WRITTEN EXERCISE ▸ Take every line from the first down to the line with "const redAvg = Array(31).fill(31.2);" and set it down exactly, without the pictures.

··········

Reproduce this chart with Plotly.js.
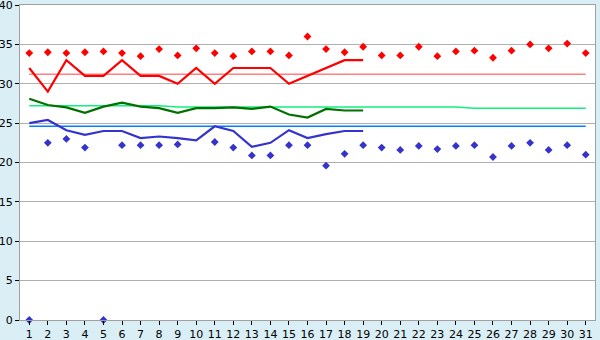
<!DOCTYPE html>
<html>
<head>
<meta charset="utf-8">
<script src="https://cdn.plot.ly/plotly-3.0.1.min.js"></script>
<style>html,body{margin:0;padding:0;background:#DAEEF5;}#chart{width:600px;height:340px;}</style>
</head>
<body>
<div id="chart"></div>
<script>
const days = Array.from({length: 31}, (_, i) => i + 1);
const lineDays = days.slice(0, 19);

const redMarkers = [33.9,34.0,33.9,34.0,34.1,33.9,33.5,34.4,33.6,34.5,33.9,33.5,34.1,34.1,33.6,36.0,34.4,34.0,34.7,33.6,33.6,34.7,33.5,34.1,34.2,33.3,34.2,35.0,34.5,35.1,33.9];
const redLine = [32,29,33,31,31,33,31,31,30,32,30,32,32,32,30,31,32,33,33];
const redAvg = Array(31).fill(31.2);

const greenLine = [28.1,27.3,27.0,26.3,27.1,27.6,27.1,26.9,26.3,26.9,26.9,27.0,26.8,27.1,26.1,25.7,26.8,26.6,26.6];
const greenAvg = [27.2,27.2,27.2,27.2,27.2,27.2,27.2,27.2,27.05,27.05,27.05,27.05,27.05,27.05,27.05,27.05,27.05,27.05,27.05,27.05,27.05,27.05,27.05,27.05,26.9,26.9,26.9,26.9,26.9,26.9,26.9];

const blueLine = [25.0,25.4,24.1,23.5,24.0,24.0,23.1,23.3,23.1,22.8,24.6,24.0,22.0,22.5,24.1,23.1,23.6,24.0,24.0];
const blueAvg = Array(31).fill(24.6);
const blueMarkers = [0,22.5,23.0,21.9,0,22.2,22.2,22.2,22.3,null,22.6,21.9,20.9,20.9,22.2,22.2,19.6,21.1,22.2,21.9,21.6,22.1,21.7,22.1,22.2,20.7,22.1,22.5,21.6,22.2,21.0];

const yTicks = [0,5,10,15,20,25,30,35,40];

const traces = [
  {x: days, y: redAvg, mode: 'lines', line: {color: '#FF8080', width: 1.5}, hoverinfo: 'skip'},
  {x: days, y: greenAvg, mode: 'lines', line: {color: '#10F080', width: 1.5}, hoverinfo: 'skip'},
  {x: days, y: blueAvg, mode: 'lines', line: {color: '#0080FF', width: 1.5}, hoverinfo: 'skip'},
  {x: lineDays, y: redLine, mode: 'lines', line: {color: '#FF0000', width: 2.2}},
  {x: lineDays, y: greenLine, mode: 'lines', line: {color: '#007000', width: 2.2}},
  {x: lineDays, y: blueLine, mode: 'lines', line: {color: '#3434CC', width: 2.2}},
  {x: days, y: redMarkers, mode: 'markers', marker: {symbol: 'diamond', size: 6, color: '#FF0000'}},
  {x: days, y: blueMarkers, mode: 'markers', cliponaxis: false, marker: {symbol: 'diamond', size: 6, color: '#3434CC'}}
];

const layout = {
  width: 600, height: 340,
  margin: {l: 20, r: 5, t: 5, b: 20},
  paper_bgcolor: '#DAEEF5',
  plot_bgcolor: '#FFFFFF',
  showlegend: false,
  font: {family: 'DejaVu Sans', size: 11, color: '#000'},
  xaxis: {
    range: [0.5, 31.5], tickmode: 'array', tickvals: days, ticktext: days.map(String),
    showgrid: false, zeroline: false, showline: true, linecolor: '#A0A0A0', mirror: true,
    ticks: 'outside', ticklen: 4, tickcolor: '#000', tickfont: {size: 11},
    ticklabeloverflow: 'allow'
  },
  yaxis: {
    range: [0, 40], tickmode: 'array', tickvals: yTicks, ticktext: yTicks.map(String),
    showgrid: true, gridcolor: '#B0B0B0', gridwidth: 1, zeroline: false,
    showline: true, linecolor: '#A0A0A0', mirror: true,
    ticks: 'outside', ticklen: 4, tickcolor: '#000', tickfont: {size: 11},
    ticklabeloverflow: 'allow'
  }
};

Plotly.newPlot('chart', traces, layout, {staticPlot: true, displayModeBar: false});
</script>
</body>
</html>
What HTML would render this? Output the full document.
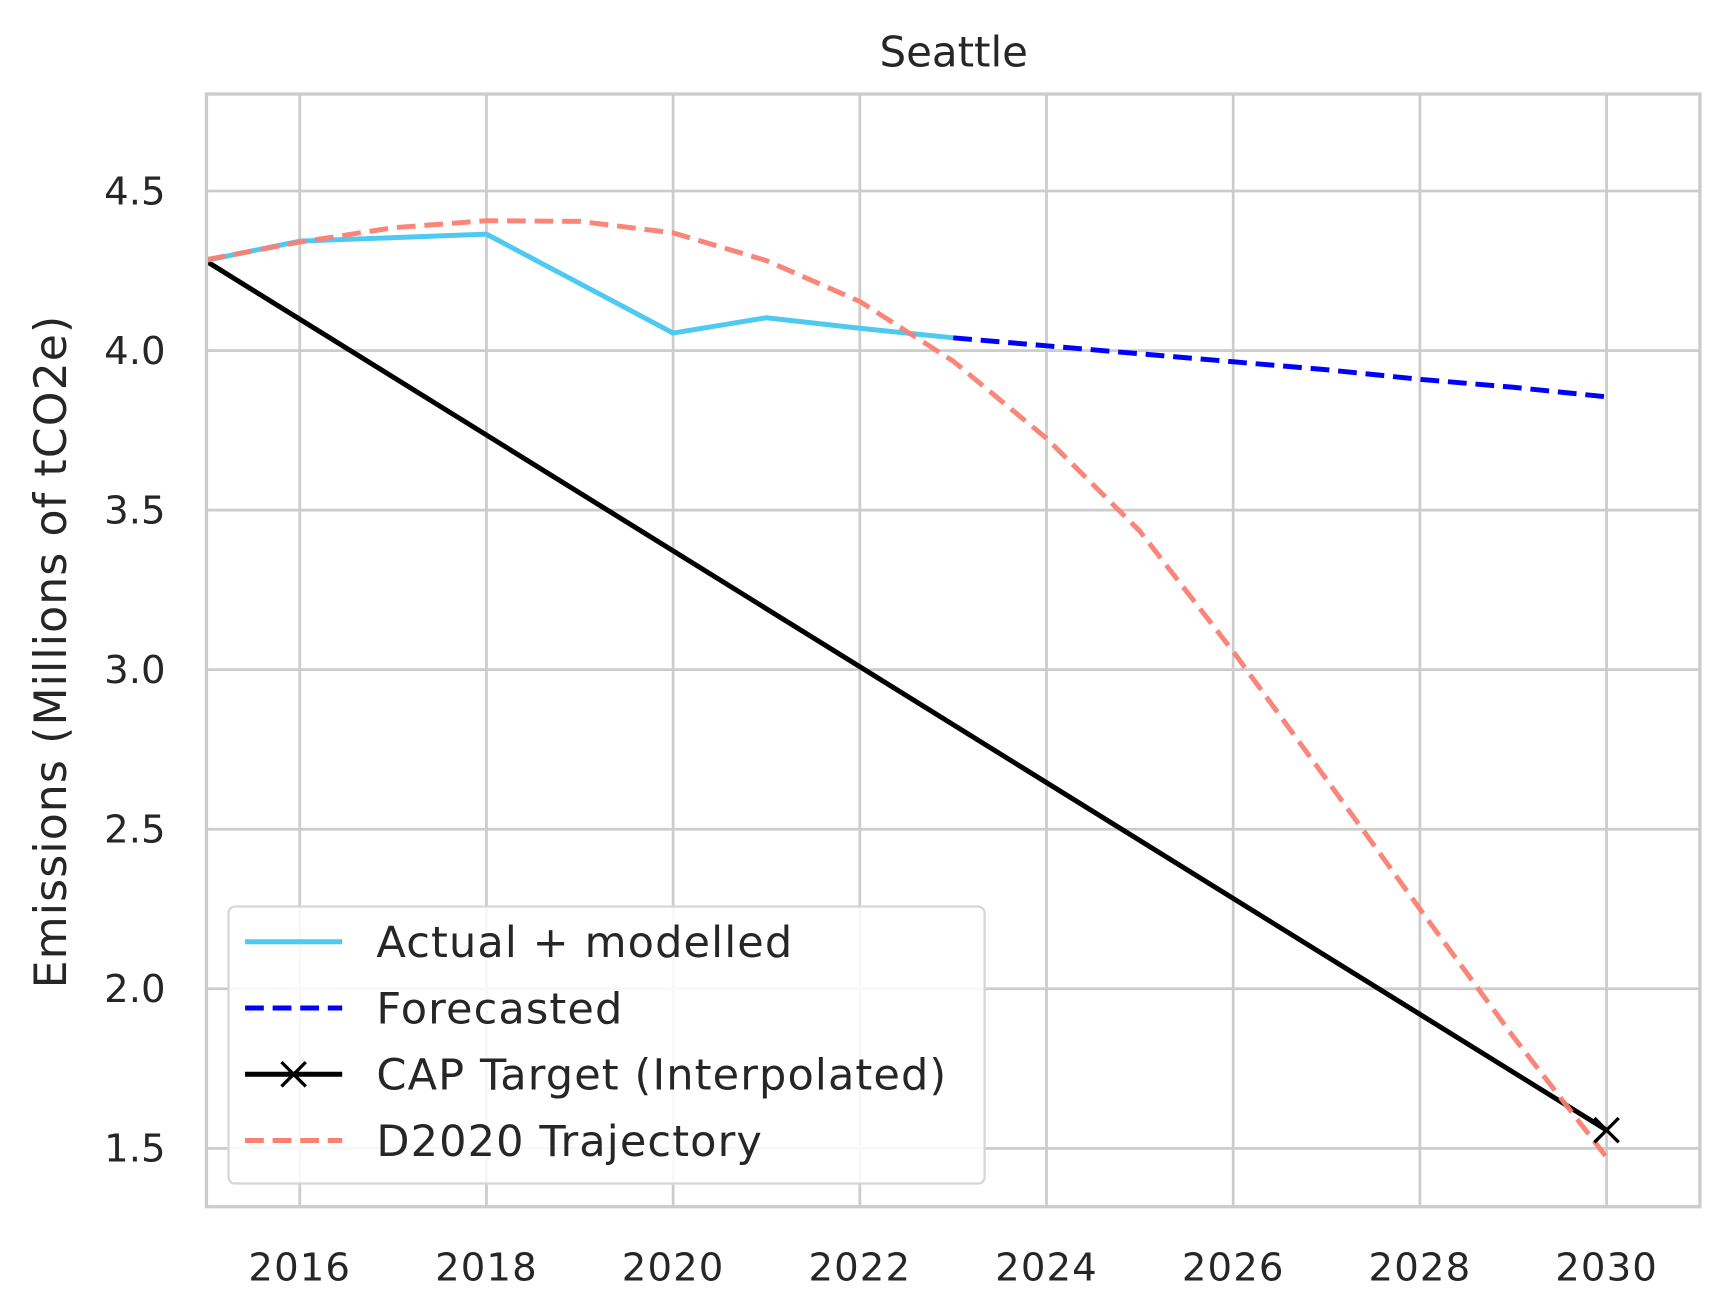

··········

REPLY ▸
Reproduce this chart with Plotly.js.
<!DOCTYPE html>
<html>
<head>
<meta charset="utf-8">
<script src="https://cdn.plot.ly/plotly-3.0.1.min.js"></script>
<style>html,body{margin:0;padding:0;background:#DAEEF5;}#chart{width:600px;height:340px;}</style>
</head>
<body>
<div id="chart"></div>
<script>
const days = Array.from({length: 31}, (_, i) => i + 1);
const lineDays = days.slice(0, 19);

const redMarkers = [33.9,34.0,33.9,34.0,34.1,33.9,33.5,34.4,33.6,34.5,33.9,33.5,34.1,34.1,33.6,36.0,34.4,34.0,34.7,33.6,33.6,34.7,33.5,34.1,34.2,33.3,34.2,35.0,34.5,35.1,33.9];
const redLine = [32,29,33,31,31,33,31,31,30,32,30,32,32,32,30,31,32,33,33];
const redAvg = Array(31).fill(31.2);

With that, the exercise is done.